The Trouble with Charlie
After 10 years of marriage, the trouble with Charlie Harrison is he’s dead. How he died (inside his soon-to-be ex’s home) nails readers to the wall with Hitchcock-like suspense.
On her first night out as a semi-single with “the Fantastic Four” gal pals, Elle Harrison nee Brooks celebrates a bit too much. Queasy from booze --- or perhaps meeting handsome magician Joel who says all the right things --- she returns home early and fails to check in with her friends. There are reasons. She senses Charlie’s presence with a light kiss on her nape, smells his aftershave, though he no longer lives there, and finds a red rose that seems to move about the house by itself.
"THE TROUBLE WITH CHARLIE is a chapterless, rocket-paced read that keeps readers awake until the end. Like eating popcorn, I couldn’t stop at a scene break and kept reading until I gobbled up every word."
Monologue chatting with Charlie and spacing out cause her concern: “Charlie was, after all, my own personal hallucination.” She can’t recall unlocking doors and other things only she could do.

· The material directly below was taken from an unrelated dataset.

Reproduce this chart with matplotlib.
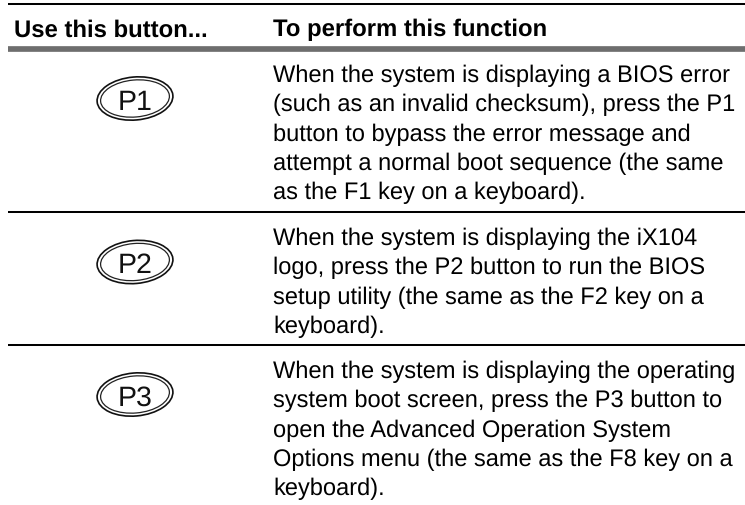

Moreover, how did her kitchen knife find its way into her almost-divorced husband’s back? It’s strange that he should get himself killed shortly before their divorce is final. Legally married, Elle stands to inherit Charlie’s wealth.
Her Sex and the City-like gal pals, including defense attorney Susan, long have called her spacy memory gaps “pulling an Elle.” A suspect in Charlie’s murder, Elle stumbles upon another body, a woman believed to be Charlie’s lover. Elle drifts into a psychiatrically protective realm that Dr. Schroeder calls dissociative disorder: “I was, in scientific terms, nuts.” Only Susan’s friendship with homicide detective Stiles prevents Elle from being locked up in a padded cell.
Vague similarities to the Patrick Swayze film Ghost are drawn from Charlie’s ubiety and his business partner Derek, whom Elle “found too slick and more than a little slimy.” Even Charlie’s wealthy clients get pulled into the mix with plot twists that border on horrific. One of them, Somerset Bradley, enters Charlie’s condo while Elle is there getting Charlie’s burial clothes. Not knowing who he is, Elle attacks the person she assumes killed Charlie. Detective Stiles doubts Elle’s claim of self-defense with another death under dubious circumstances.
THE TROUBLE WITH CHARLIE is a chapterless, rocket-paced read that keeps readers awake until the end. Like eating popcorn, I couldn’t stop at a scene break and kept reading until I gobbled up every word. The author of 15 books, bestselling author Merry Jones pulls from her magic hat an “Elle-oquent” psychological thriller sure to be a Macavity or Edgar Award finalist.